Interest rates and bad debts

The Proplend Innovative Finance ISA* has been paying 7.51% on its lowest-risk, senior loans, called tranche A loans. This is a phenomenal rate of interest for these loans.

These are mostly properties receiving rent that is 1.1 or 1.25 times the monthly loan payment. All of these loans are for no more than half the property valuation. That's market leading. It gives very strong cover in the event a borrower becomes unable to pay, and the property needs to be sold.

Proplend has a near perfect record since it started in 2014. Lenders have received almost every penny of their money back and interest due to them. Out of £220 million lent, there has been just one loan where lenders who chose a higher-risk, junior loan lost some money.

At just £40,000 in total losses, lenders have earned over 500 times as much money in interest, with around £24 million paid out to lenders. No lenders who have spread their money across lots of loans will have come remotely close to losing money.

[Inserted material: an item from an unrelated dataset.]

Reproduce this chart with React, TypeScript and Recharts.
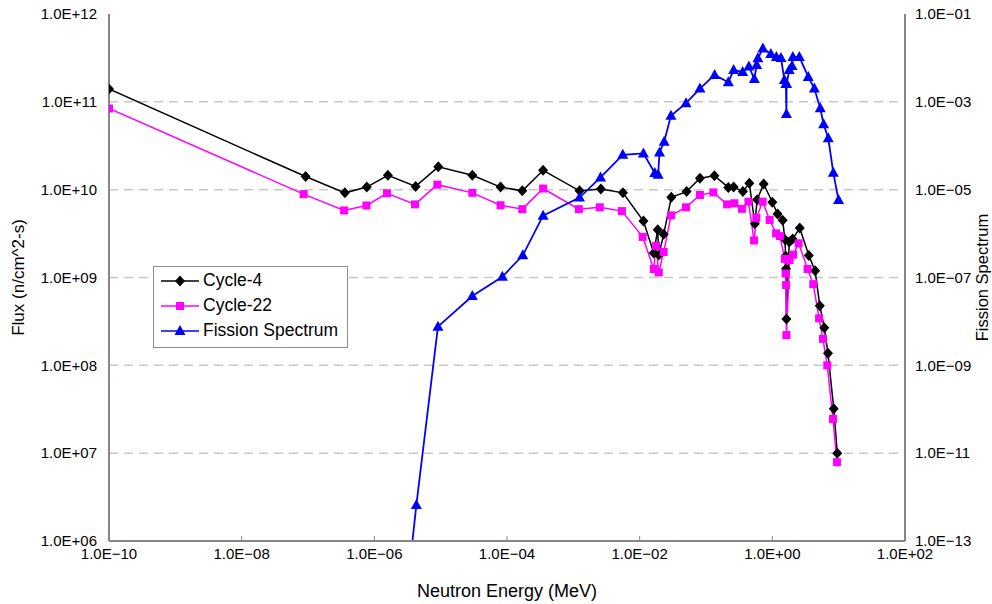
import React from 'react';
import {
  ComposedChart,
  Line,
  XAxis,
  YAxis,
  ReferenceLine,
  Legend,
} from 'recharts';

// values
const cycle4Energy = [1.0e-10, 9.2e-8, 3.6e-7, 7.7e-7, 1.6e-6, 4.2e-6, 9.2e-6, 3.0e-5, 8.0e-5, 1.7e-4, 3.5e-4, 1.24e-3, 2.6e-3, 5.6e-3, 1.14e-2, 1.63e-2, 1.87e-2, 1.94e-2, 2.3e-2, 3.0e-2, 5.1e-2, 8.1e-2, 0.134, 0.217, 0.261, 0.36, 0.45, 0.545, 0.59, 0.74, 1.0, 1.2, 1.43, 1.55, 1.585, 1.61, 1.63, 1.8, 2.02, 2.59, 3.55, 4.42, 5.19, 6.07, 6.9, 8.43, 9.53];
const cycle4Flux = [1.4e11, 1.41e10, 9.2e9, 1.07e10, 1.46e10, 1.09e10, 1.82e10, 1.46e10, 1.07e10, 9.7e9, 1.66e10, 9.7e9, 1.02e10, 9.2e9, 4.4e9, 1.9e9, 3.5e9, 1.8e9, 3.1e9, 8.2e9, 9.5e9, 1.35e10, 1.44e10, 1.06e10, 1.07e10, 9.5e9, 1.18e10, 4.1e9, 7.7e9, 1.16e10, 7.2e9, 5.3e9, 4.5e9, 2.7e9, 1.76e9, 1.26e9, 3.37e8, 2.54e9, 2.74e9, 3.66e9, 1.78e9, 1.19e9, 4.78e8, 2.68e8, 1.37e8, 3.21e7, 1.0e7];

const cycle22Energy = [1.0e-10, 8.6e-8, 3.5e-7, 7.6e-7, 1.55e-6, 4.1e-6, 8.9e-6, 3.0e-5, 8.0e-5, 1.7e-4, 3.5e-4, 1.21e-3, 2.5e-3, 5.4e-3, 1.11e-2, 1.63e-2, 1.77e-2, 1.94e-2, 2.3e-2, 2.98e-2, 5.0e-2, 8.1e-2, 0.129, 0.208, 0.268, 0.348, 0.436, 0.53, 0.574, 0.714, 0.91, 1.14, 1.3, 1.54, 1.585, 1.61, 1.63, 1.82, 2.06, 2.49, 3.4, 4.14, 5.07, 5.79, 6.73, 8.2, 9.42];
const cycle22Flux = [8.4e10, 8.9e9, 5.8e9, 6.6e9, 9.1e9, 6.8e9, 1.14e10, 9.2e9, 6.65e9, 6.0e9, 1.03e10, 6.0e9, 6.3e9, 5.7e9, 2.9e9, 1.25e9, 2.29e9, 1.14e9, 1.95e9, 5.1e9, 6.3e9, 8.7e9, 9.3e9, 6.8e9, 7.0e9, 6.05e9, 7.3e9, 2.64e9, 4.75e9, 7.3e9, 4.52e9, 3.18e9, 2.96e9, 1.63e9, 1.11e9, 8.2e8, 2.21e8, 1.58e9, 1.82e9, 2.45e9, 1.25e9, 8.4e8, 3.43e8, 2.0e8, 1.0e8, 2.45e7, 7.9e6];

const fissionEnergy = [2.7e-6, 4.3e-6, 9.1e-6, 3.0e-5, 8.5e-5, 1.73e-4, 3.5e-4, 1.24e-3, 2.57e-3, 5.56e-3, 1.14e-2, 1.69e-2, 1.9e-2, 1.99e-2, 2.34e-2, 2.96e-2, 5.0e-2, 8.1e-2, 0.135, 0.217, 0.261, 0.357, 0.443, 0.536, 0.58, 0.605, 0.72, 0.95, 1.15, 1.35, 1.52, 1.6, 1.63, 1.64, 1.8, 1.98, 2.04, 2.55, 3.48, 4.3, 5.28, 5.93, 6.97, 8.3, 9.95];
const fissionSpectrum = [1e-15, 6.6e-13, 7.6e-9, 3.8e-8, 1.04e-7, 3.2e-7, 2.56e-6, 6.6e-6, 1.9e-5, 6.2e-5, 6.7e-5, 2.4e-5, 2.2e-5, 7.0e-5, 1.24e-4, 4.8e-4, 9.3e-4, 2.0e-3, 4.1e-3, 2.8e-3, 5.3e-3, 4.8e-3, 6.4e-3, 3.3e-3, 6.9e-3, 9.8e-3, 1.64e-2, 1.23e-2, 1.05e-2, 9.95e-3, 3.14e-3, 2.55e-3, 5.3e-4, 2.55e-3, 5.3e-3, 6.55e-3, 1.05e-2, 1.05e-2, 3.7e-3, 2.0e-3, 7.1e-4, 3.1e-4, 1.48e-4, 2.44e-5, 5.8e-6];

const energyTicks = [1e-10, 1e-8, 1e-6, 1e-4, 1e-2, 1e0, 1e2];
const fluxTicks = [1e6, 1e7, 1e8, 1e9, 1e10, 1e11, 1e12];
const spectrumTicks = [1e-13, 1e-11, 1e-9, 1e-7, 1e-5, 1e-3, 1e-1];
const gridLevels = [1e7, 1e8, 1e9, 1e10, 1e11];

const FONT = '"Liberation Sans", Arial, sans-serif';

const toPoints = (xs: number[], ys: number[]) => xs.map((e, i) => ({ e, v: ys[i] }));
const cycle4 = toPoints(cycle4Energy, cycle4Flux);
const cycle22 = toPoints(cycle22Energy, cycle22Flux);
const fission = toPoints(fissionEnergy, fissionSpectrum);

const sci = (v: number) => {
  const exp = Math.round(Math.log10(v));
  const sign = exp < 0 ? '\u2212' : '+';
  return `1.0E${sign}${String(Math.abs(exp)).padStart(2, '0')}`;
};

const Diamond = ({ cx, cy }: any) => (
  <polygon points={`${cx},${cy - 5.5} ${cx + 5},${cy} ${cx},${cy + 5.5} ${cx - 5},${cy}`} fill="#000" />
);
const Square = ({ cx, cy }: any) => (
  <rect x={cx - 4} y={cy - 4} width={8} height={8} fill="#ff00ff" />
);
const Triangle = ({ cx, cy }: any) => (
  <polygon points={`${cx},${cy - 6} ${cx + 5.5},${cy + 4} ${cx - 5.5},${cy + 4}`} fill="#0000ff" />
);

const legendItems = [
  { name: 'Cycle-4', color: '#000', Marker: Diamond },
  { name: 'Cycle-22', color: '#ff00ff', Marker: Square },
  { name: 'Fission Spectrum', color: '#0000ff', Marker: Triangle },
];

const LegendBox = () => (
  <div
    style={{
      border: '1px solid #8c8c8c',
      background: '#fff',
      padding: '1px 6px 4px 6px',
      fontFamily: FONT,
      fontSize: 17.5,
      color: '#000',
    }}
  >
    {legendItems.map(({ name, color, Marker }) => (
      <div key={name} style={{ display: 'flex', alignItems: 'center', height: 25 }}>
        <svg width={40} height={14}>
          <line x1={1} y1={7} x2={39} y2={7} stroke={color} strokeWidth={1.5} />
          <Marker cx={20} cy={7} />
        </svg>
        <span style={{ marginLeft: 3 }}>{name}</span>
      </div>
    ))}
  </div>
);

const EnergyTick = ({ x, y, payload }: any) => (
  <g>
    <line x1={x} y1={y - 6} x2={x} y2={y - 11} stroke="#868686" />
    <text x={x} y={y} dy={12} textAnchor="middle" fill="#000" fontSize={15} fontFamily={FONT}>
      {sci(payload.value)}
    </text>
  </g>
);

export default function App() {
  return (
    <div style={{ position: 'absolute', left: 0, top: 0, background: '#fff' }}>
      <ComposedChart width={992} height={604} margin={{ top: 14, right: 0, bottom: 0, left: 0 }}>
        <XAxis
          dataKey="e"
          type="number"
          scale="log"
          domain={[1e-10, 1e2]}
          ticks={energyTicks}
          allowDataOverflow
          height={63}
          tickSize={0}
          tickMargin={6}
          tickLine={false}
          tick={<EnergyTick />}
          axisLine={{ stroke: '#868686', strokeWidth: 2 }}
          label={{
            value: 'Neutron Energy (MeV)',
            position: 'insideBottom',
            offset: 7,
            style: { fontSize: 18, fontFamily: FONT, fill: '#000' },
          }}
        />
        <YAxis
          yAxisId="left"
          type="number"
          scale="log"
          domain={[1e6, 1e12]}
          ticks={fluxTicks}
          allowDataOverflow
          width={109}
          tickSize={0}
          tickMargin={12}
          tickFormatter={sci}
          tick={{ fill: '#000', fontSize: 15, fontFamily: FONT }}
          axisLine={{ stroke: '#868686', strokeWidth: 2 }}
          label={{
            value: 'Flux (n/cm^2-s)',
            angle: -90,
            position: 'insideLeft',
            offset: 18,
            style: { textAnchor: 'middle', fontSize: 17, fontFamily: FONT, fill: '#000' },
          }}
        />
        <YAxis
          yAxisId="right"
          orientation="right"
          type="number"
          scale="log"
          domain={[1e-13, 1e-1]}
          ticks={spectrumTicks}
          allowDataOverflow
          width={87}
          tickSize={0}
          tickMargin={10}
          tickFormatter={sci}
          tick={{ fill: '#000', fontSize: 15, fontFamily: FONT }}
          axisLine={{ stroke: '#868686', strokeWidth: 2 }}
          label={{
            value: 'Fission Spectrum',
            angle: -90,
            position: 'insideRight',
            offset: 10,
            style: { textAnchor: 'middle', fontSize: 16.5, fontFamily: FONT, fill: '#000' },
          }}
        />
        {gridLevels.map((lvl) => (
          <ReferenceLine key={lvl} yAxisId="left" y={lvl} stroke="#c8c8c8" strokeWidth={1.5} strokeDasharray="9 6" />
        ))}
        <Line
          yAxisId="left"
          data={cycle4}
          dataKey="v"
          name="Cycle-4"
          stroke="#000"
          strokeWidth={1.5}
          dot={(p: any) => <Diamond key={`c4-${p.index}`} cx={p.cx} cy={p.cy} />}
          isAnimationActive={false}
        />
        <Line
          yAxisId="left"
          data={cycle22}
          dataKey="v"
          name="Cycle-22"
          stroke="#ff00ff"
          strokeWidth={1.5}
          dot={(p: any) => <Square key={`c22-${p.index}`} cx={p.cx} cy={p.cy} />}
          isAnimationActive={false}
        />
        <Line
          yAxisId="right"
          data={fission}
          dataKey="v"
          name="Fission Spectrum"
          stroke="#0000ff"
          strokeWidth={1.8}
          dot={(p: any) => <Triangle key={`fs-${p.index}`} cx={p.cx} cy={p.cy} />}
          isAnimationActive={false}
        />
        <Legend
          layout="vertical"
          align="center"
          verticalAlign="middle"
          content={<LegendBox />}
          wrapperStyle={{ left: 153, top: 266, width: 195 }}
        />
      </ComposedChart>
    </div>
  );
}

Just one bad debt is outstanding, which is being managed by Proplend. Even if recovery attempts failed to get all of lenders' money back on this, it's a drop in the ocean. Diversified lenders will still easily expect to make a lot of money overall.

How to lend

I like to use its “AutoLend Self Select” feature to select property loans at Proplend that have all four of the following characteristics:

  • “Tranche A” loans, which means the loan is for less than half of the property valuation (50% LTV or less).
  • Loans that have never been renewed or rolled over, in order to reduce the risk of being caught out with a problem borrower that tries to kick the can down the road.
  • The loans are based on commercial properties that are already receiving more in rent than the monthly loan payments to Proplend’s lenders.
  • The loan is not connected to any other loans that I am already lending in, which usually means that it’s not to the same borrower.

While Proplend's other loans are also attractive, these particular loans have paid lenders exceptionally good returns after lending fees ,with no losses, and with a huge level of property security. A highly satisfactory reward for the risks involved.

I am also completely comfortable putting some money into tranche B or even tranche C, which come with higher interest rates.

If you have a lot of cash to deploy, you might want to simply lend in all loans that become available. Even though you're taking on some higher-risk loans, the spread of risk across lots of loans provides your protection.

The minimum you can put into a loan is £1,000.

Visit Proplend* or read the 4thWay Proplend Review for more stats and information. Also, check it out in our IFISA comparison tables.

4thWay articles linked to above

Is Assetz Exchange Going To Go Like Assetz Capital?

4thWay's Definition Of Peer-To-Peer Lending.

And now read even more: 

The Peer-To-Peer IFISA Guide.

Independent opinion: 4thWay will help you to identify your options and narrow down your choices. We suggest what you could do, but we won't tell you what to do or where to lend; the decision is yours. We are responsible for the accuracy and quality of the information we provide, but not for any decision you make based on it. The material is for general information and education purposes only.

We are not financial, legal or tax advisors, which means that we don't offer advice or recommendations based on your circumstances and goals.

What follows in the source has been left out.